So a good example I can think of re an artist with surprisingly high numbers would be Mild High Club. I only really became aware of them around the time of their collab album with King Gizzard & the Lizard Wizard, but didn’t get round to properly checking out their stuff until this year. I was amazed to see the other day that they now have 2.9M monthly listeners on Spotify, which is currently more than twice the number for King Gizzard themselves. Really wasn’t expecting that at all, especially since King Gizzard seem like a way more high profile band right now.
And my example of an artist with surprisingly low numbers would be Field Music. A genuinely fantastic band, sound like the midway point between The Beatles and Prince, been around for years, solid discography, great live act, their stuff gets played plenty on 6 Music, and yet……they currently only have just over 40,000 monthly listeners. Genuinely don’t get it at all. There are long-forgotten indie landfill acts from the noughties with hundreds of thousands more listeners right now.
Any other examples you can think of?
PS my first ever thread on DiS! Hope it’s not too nerdy a subject.
I thought Cigarettes After Sex were a mid teir indie band popularity wise but they currently have 12 million monthly listeners, I guess the stuff they do is very playlist friendly. Good topic by the way.
I’m a massive Field Music fan and when I did that Spotify iceberg thing that popped up a couple of months ago I saw their 2 solo projects on the lowest possible level. I’ve just checked and David Brewis’s School of Language is on 819 monthly listeners. Criminal!
That is really shocking about Mile High Club, and especially compared to King Gizzard. I really liked their collab but what I’ve heard of MHC’s other stuff didn’t do much for me, wasn’t memorable.
Glass animals. Came across the name by chance a few months ago and neither me or any of my friends had heard of them. Somehow they are doing 35m plays a month and have a 2bn plays song
Great thread idea - it’s something that fascinates me. Twilight Sad are generally my example of a band who seem surprisingly low. Didn’t expect them to be huge, but they hovered round the 50k zone for many years, see they’re now up to 80.
I think Cigarettes After Sex are a special case where their original blow up came about because of how well their songs sat on playlists. I seem to recall them just having 8 or so loose tracks up for a long time at first, still with heaps and heaps of plays. I certainly heard about them because Spotify kept putting them in front of me, and with the name, I guess they’re very clickable.

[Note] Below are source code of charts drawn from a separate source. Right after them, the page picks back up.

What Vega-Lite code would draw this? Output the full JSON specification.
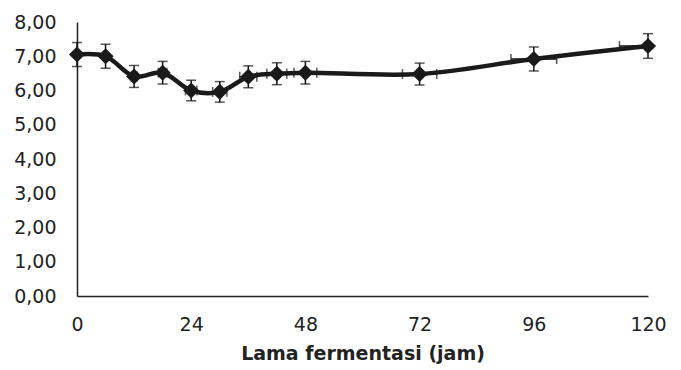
{
  "$schema": "https://vega.github.io/schema/vega-lite/v6.json",
  "autosize": "none",
  "width": 571,
  "height": 274,
  "padding": {"left": 77, "top": 22, "right": 33, "bottom": 74},
  "background": "white",
  "config": {"view": {"stroke": null}, "font": "DejaVu Sans"},
  "data": {"values": [
    {"jam": 0, "nilai": 7.05, "ylo": 6.70, "yhi": 7.40, "xlo": 0.0, "xhi": 0.0},
    {"jam": 6, "nilai": 7.00, "ylo": 6.65, "yhi": 7.35, "xlo": 5.7, "xhi": 6.3},
    {"jam": 12, "nilai": 6.41, "ylo": 6.09, "yhi": 6.73, "xlo": 11.4, "xhi": 12.6},
    {"jam": 18, "nilai": 6.52, "ylo": 6.19, "yhi": 6.85, "xlo": 17.1, "xhi": 18.9},
    {"jam": 24, "nilai": 6.00, "ylo": 5.70, "yhi": 6.30, "xlo": 22.8, "xhi": 25.2},
    {"jam": 30, "nilai": 5.96, "ylo": 5.66, "yhi": 6.26, "xlo": 28.5, "xhi": 31.5},
    {"jam": 36, "nilai": 6.40, "ylo": 6.08, "yhi": 6.72, "xlo": 34.2, "xhi": 37.8},
    {"jam": 42, "nilai": 6.49, "ylo": 6.17, "yhi": 6.81, "xlo": 39.9, "xhi": 44.1},
    {"jam": 48, "nilai": 6.52, "ylo": 6.19, "yhi": 6.85, "xlo": 45.6, "xhi": 50.4},
    {"jam": 72, "nilai": 6.48, "ylo": 6.16, "yhi": 6.80, "xlo": 68.4, "xhi": 75.6},
    {"jam": 96, "nilai": 6.92, "ylo": 6.57, "yhi": 7.27, "xlo": 91.2, "xhi": 100.8},
    {"jam": 120, "nilai": 7.30, "ylo": 6.94, "yhi": 7.66, "xlo": 114.0, "xhi": 126.0}
  ]},
  "encoding": {
    "x": {"field": "jam", "type": "quantitative",
      "scale": {"domain": [0, 120], "nice": false, "clamp": false},
      "axis": {"values": [0, 24, 48, 72, 96, 120], "grid": false, "ticks": false,
        "domainColor": "#222", "domainWidth": 1.5, "labelFontSize": 19, "labelColor": "#222",
        "labelPadding": 19, "labelFlush": false,
        "title": "Lama fermentasi (jam)", "titleFontSize": 19, "titleFontWeight": "bold",
        "titleColor": "#222", "titlePadding": 10}},
    "y": {"field": "nilai", "type": "quantitative",
      "scale": {"domain": [0, 8], "nice": false},
      "axis": {"values": [0, 1, 2, 3, 4, 5, 6, 7, 8], "grid": false, "ticks": false,
        "domainColor": "#222", "domainWidth": 1.5, "labelFontSize": 19, "labelColor": "#222",
        "labelPadding": 21, "labelFlush": false, "title": null,
        "labelExpr": "replace(format(datum.value, '.2f'), '.', ',')"}}
  },
  "layer": [
    {"mark": {"type": "rule", "color": "#111", "strokeWidth": 1.5},
      "encoding": {"y": {"field": "ylo", "type": "quantitative"}, "y2": {"field": "yhi"}}},
    {"mark": {"type": "tick", "orient": "horizontal", "color": "#111", "size": 10, "thickness": 1.5},
      "encoding": {"y": {"field": "ylo", "type": "quantitative"}}},
    {"mark": {"type": "tick", "orient": "horizontal", "color": "#111", "size": 10, "thickness": 1.5},
      "encoding": {"y": {"field": "yhi", "type": "quantitative"}}},
    {"mark": {"type": "rule", "color": "#111", "strokeWidth": 1.5, "clip": true},
      "encoding": {"x": {"field": "xlo", "type": "quantitative"}, "x2": {"field": "xhi"}}},
    {"mark": {"type": "tick", "orient": "vertical", "color": "#111", "size": 10, "thickness": 1.5},
      "encoding": {"x": {"field": "xlo", "type": "quantitative"}}},
    {"mark": {"type": "tick", "orient": "vertical", "color": "#111", "size": 10, "thickness": 1.5, "clip": true},
      "encoding": {"x": {"field": "xhi", "type": "quantitative"}}},
    {"mark": {"type": "line", "color": "#1a1a1a", "strokeWidth": 4.5, "interpolate": "catmull-rom"}},
    {"mark": {"type": "point", "shape": "diamond", "filled": true, "color": "#1a1a1a", "opacity": 1, "size": 260}}
  ]
}
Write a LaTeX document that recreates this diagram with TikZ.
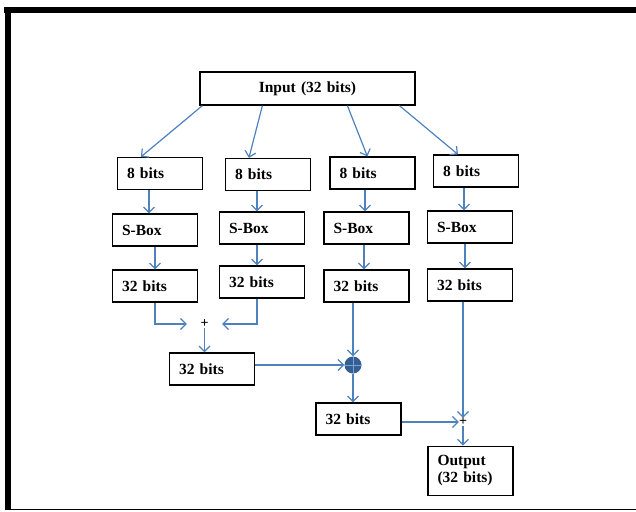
\documentclass[tikz,border=0pt]{standalone}
\usepackage{fontspec}
\setmainfont{Liberation Serif}
\usepackage{xcolor}
\usepackage{tikz}
\usetikzlibrary{arrows.meta,positioning,calc}
\definecolor{linkblue}{RGB}{79,129,189}
\definecolor{xorblue}{RGB}{54,95,145}
\definecolor{xorline}{RGB}{125,163,212}
\tikzset{
  blk/.style={draw, line width=1.2pt, font=\bfseries\fontsize{15.5}{17}\selectfont,
              minimum width=85pt, minimum height=32pt, text width=66pt,
              align=left, inner sep=9.5pt},
  link/.style={-{Straight Barb[length=5.5pt,width=11pt]}, draw=linkblue, line width=1.2pt},
  junc/.style={font=\bfseries\fontsize{14}{14}\selectfont, inner sep=0pt,
               minimum width=6pt, minimum height=8pt},
  xorop/.style={circle, fill=xorblue, minimum size=17pt, inner sep=0pt,
                path picture={\draw[xorline, line width=1pt]
                  (path picture bounding box.north) -- (path picture bounding box.south)
                  (path picture bounding box.west) -- (path picture bounding box.east);}}
}

\begin{document}
\begin{tikzpicture}[x=1pt,y=-1pt]
  \useasboundingbox (0,0) rectangle (636,511);
  % page frame
  \fill (4,7) rectangle (636,13);
  \fill (5,7) rectangle (11,510);
  \draw[line width=1pt] (5,509.5) -- (636,509.5);

  \node[blk, text width=196pt, minimum width=215pt, minimum height=31pt, align=center] (in) at (307.5,88.5) {Input (32 bits)};
  \node[blk] (e1) at (160,173.5) {8 bits};
  \node[blk] (e2) at (268,174.5) {8 bits};
  \node[blk] (e3) at (372.5,173) {8 bits};
  \node[blk] (e4) at (476,171) {8 bits};
  \node[blk] (b1) at (155,230) {S-Box};
  \node[blk] (b2) at (262,228) {S-Box};
  \node[blk] (b3) at (366.5,228) {S-Box};
  \node[blk] (b4) at (470,227) {S-Box};
  \node[blk] (o1) at (155,286) {32 bits};
  \node[blk] (o2) at (262,282) {32 bits};
  \node[blk] (o3) at (366.5,286) {32 bits};
  \node[blk] (o4) at (470,285) {32 bits};

  \draw[link] ([xshift=3pt]in.south west) -- ([xshift=24pt]e1.north west);
  \draw[link] ([xshift=63pt]in.south west) -- ([xshift=24pt]e2.north west);
  \draw[link] ([xshift=148pt]in.south west) -- ([xshift=38pt]e3.north west);
  \draw[link] ([xshift=200pt]in.south west) -- ([xshift=25pt]e4.north west);

  \draw[link] ([xshift=-11pt]e1.south) -- ([xshift=-6pt]b1.north);
  \draw[link] ([xshift=-11pt]e2.south) -- ([xshift=-5pt]b2.north);
  \draw[link] ([xshift=-7.5pt]e3.south) -- ([xshift=-1.5pt]b3.north);
  \draw[link] ([xshift=-12pt]e4.south) -- ([xshift=-6pt]b4.north);
  \draw[link] (b1.south) -- (o1.north);
  \draw[link] ([xshift=-5pt]b2.south) -- ([xshift=-5pt]o2.north);
  \draw[link] ([xshift=-2.5pt]b3.south) -- ([xshift=-2.5pt]o3.north);
  \draw[link] ([xshift=-5pt]b4.south) -- ([xshift=-5pt]o4.north);

  % combining stages
  \node[junc, minimum width=35pt] (pa) at (204.5,324) {+};
  \draw[link] (o1.south) |- (pa.west);
  \draw[link] ([xshift=-5pt]o2.south) |- (pa.east);
  \node[blk] (m) at (212,369) {32 bits};
  \draw[link] (pa.south) -- (pa.south |- m.north);
  \node[xorop] (xr) at (353,365) {};
  \draw[link] (o3.south -| xr) -- (xr.north);
  \draw[link] (m.east |- xr) -- (xr.west);
  \node[blk] (l) at (358.5,419) {32 bits};
  \draw[link] (xr.south) -- (xr.south |- l.north);
  \node[junc] (pb) at (463,422) {+};
  \draw[link] (o4.south -| pb) -- (pb.north);
  \draw[link] (l.east |- pb) -- (pb.west);
  \node[blk, minimum height=46pt] (out) at (470.5,471) {Output\\(32 bits)};
  \draw[link] (pb.south) -- (pb.south |- out.north);
\end{tikzpicture}
\end{document}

My (probably incorrect) theory re Field Music is that they saddled themselves with a really dull band name.
I think some casual listeners are genuinely intrigued by quirky names when they spot them on a playlist (I guess Cigarettes After Sex very much fall into that category), whereas “Field Music” seems like the opposite of that - makes them sound like a worthy-but-dull ambient field recordings project or something.